As a part of the capital management process, the Bank has not declared any dividend during the year 2024.

OVERSEAS OPERATIONS AND GROUP PERFORMANCE

At a consolidated level, Group pre-tax profits for the year reached LKR 108.2 billion, recording a YoY growth of 159%. By the end of 2024, the Bank had nine subsidiaries, and four associate companies involved in diverse operations ranging from financial services, property management services and leisure management, among others. The Bank operates a foreign subsidiary, which facilitates market access in Europe, which enhances the Bank's reputation while offering an effective platform for giving foreign exposure to employees. BOC is the most dominant entity within the Group, and accounts for 98% of total assets. The subsidiaries are managed under a subsidiary charter and are subject to an annual comprehensive subsidiary performance review. The financial and operational performance of the subsidiaries are monitored by the parent entity on a regular basis. Their risk dashboards are shared with the Bank's Chief Risk Officer to ensure that risks are managed within acceptable levels and in accordance with the Group's overall risk appetite. Each subsidiary and associate have a representative from the Bank, holding a Board position to ensure that their operations are conducted in line with the expectations of the parent entity.

WAY FORWARD

As Sri Lanka navigates its path towards economic resurgence, the Bank of Ceylon stands as a steadfast cornerstone, driving collective progress and revitalising the economy. By supporting both businesses and individuals alike, the Bank exemplifies resilience with sustained financial growth and reinforces its role as a catalyst for prosperity and stability.

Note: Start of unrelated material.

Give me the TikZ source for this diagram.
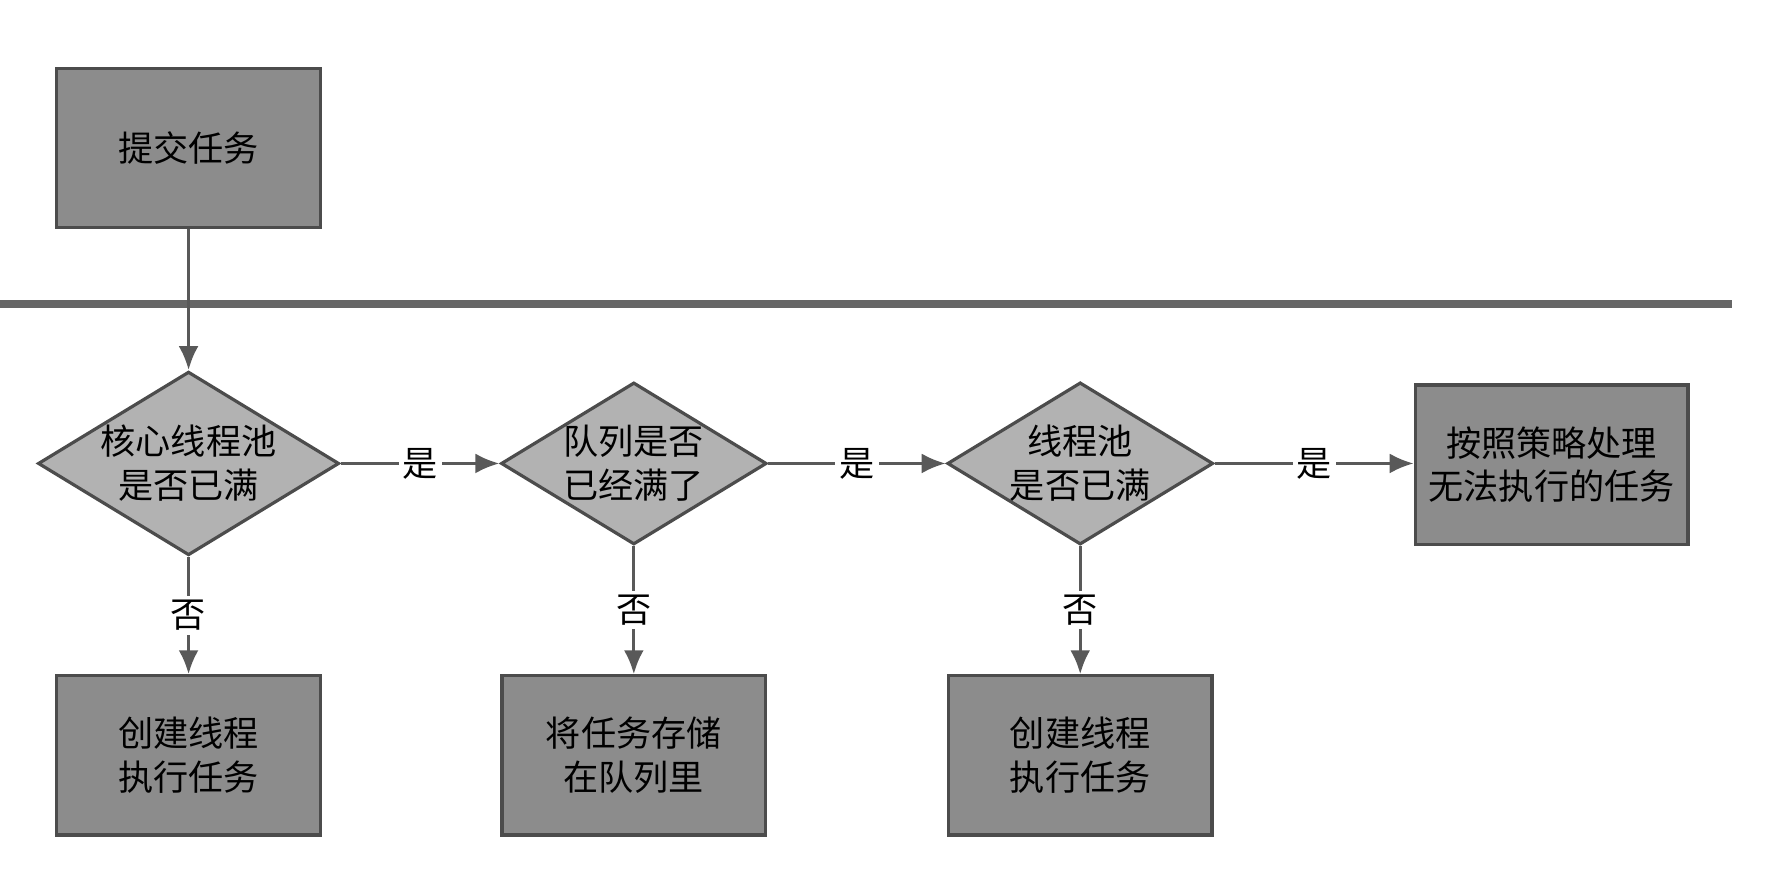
\documentclass[tikz,border=0pt]{standalone}
\usepackage{fontspec}
\setmainfont{Noto Sans CJK SC}
\usetikzlibrary{shapes.geometric,arrows.meta}
\begin{document}
\begin{tikzpicture}[x=0.01cm,y=-0.01cm,
  box/.style={draw=black!70,line width=0.8pt,fill=black!45,minimum width=2.32cm,minimum height=1.4cm,align=center,font=\fontsize{8.8pt}{11pt}\selectfont},
  dia/.style={draw=black!70,line width=0.8pt,fill=black!30,diamond,minimum width=2.3cm,minimum height=1.4cm,aspect=1.64,inner sep=0pt,align=center,font=\fontsize{8.8pt}{11pt}\selectfont},
  arr/.style={draw=black!65,line width=0.8pt,-{Latex[length=6pt,width=5pt]}},
  lab/.style={fill=white,inner sep=1pt,font=\fontsize{8.8pt}{11pt}\selectfont}]
\useasboundingbox (0,0) rectangle (1560,772);
\draw[black!60,line width=2pt] (0,268) -- (1525,268);
\node[box] (s) at (166,130) {提交任务};
\node[dia] (d1) at (166,408) {核心线程池\\是否已满};
\node[dia] (d2) at (558,408) {队列是否\\已经满了};
\node[dia] (d3) at (951,408) {线程池\\是否已满};
\node[box] (r) at (1366,409) {按照策略处理\\无法执行的任务};
\node[box] (b1) at (166,665) {创建线程\\执行任务};
\node[box] (b2) at (558,665) {将任务存储\\在队列里};
\node[box] (b3) at (951,665) {创建线程\\执行任务};
\draw[arr] (s) -- (d1);
\draw[arr] (d1) -- node[lab]{是} (d2);
\draw[arr] (d2) -- node[lab]{是} (d3);
\draw[arr] (d3) -- node[lab,pos=0.5]{是} (r.west|-d3);
\draw[arr] (d1) -- node[lab]{否} (b1);
\draw[arr] (d2) -- node[lab]{否} (b2);
\draw[arr] (d3) -- node[lab]{否} (b3);
\end{tikzpicture}
\end{document}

The Bank will strive to strategically align its resources to unleash the future growth potential of Sri Lanka as projected by the optimistic economic growth forecasts over the coming years. Lending to the SMEs will continue to remain a key priority area. Future lending to SOEs will be managed with extreme vigilance. All banking operations will strive to maintain the growth momentum of KPIs that were achieved during 2024.

Capital management will continue to be a key factor in decision making processes in the Bank. The Bank will continue to strengthen its capital position through internal and external sources, but the main source of funds will continue to be from deposit mobilisation. From time to time, the Bank will supplement its capital position with Tier 11 instrument issues, specially for financing growth.

The Bank will also strengthen financial reporting based on SLFRS S1 and S2 standards by incorporating sustainability and climate risk reporting.

We will continue to make investments in building the capacity of our human resources and in digital infrastructure. Together, these investments will facilitate BOC to continue its leadership position in the future fit banking landscape in Sri Lanka.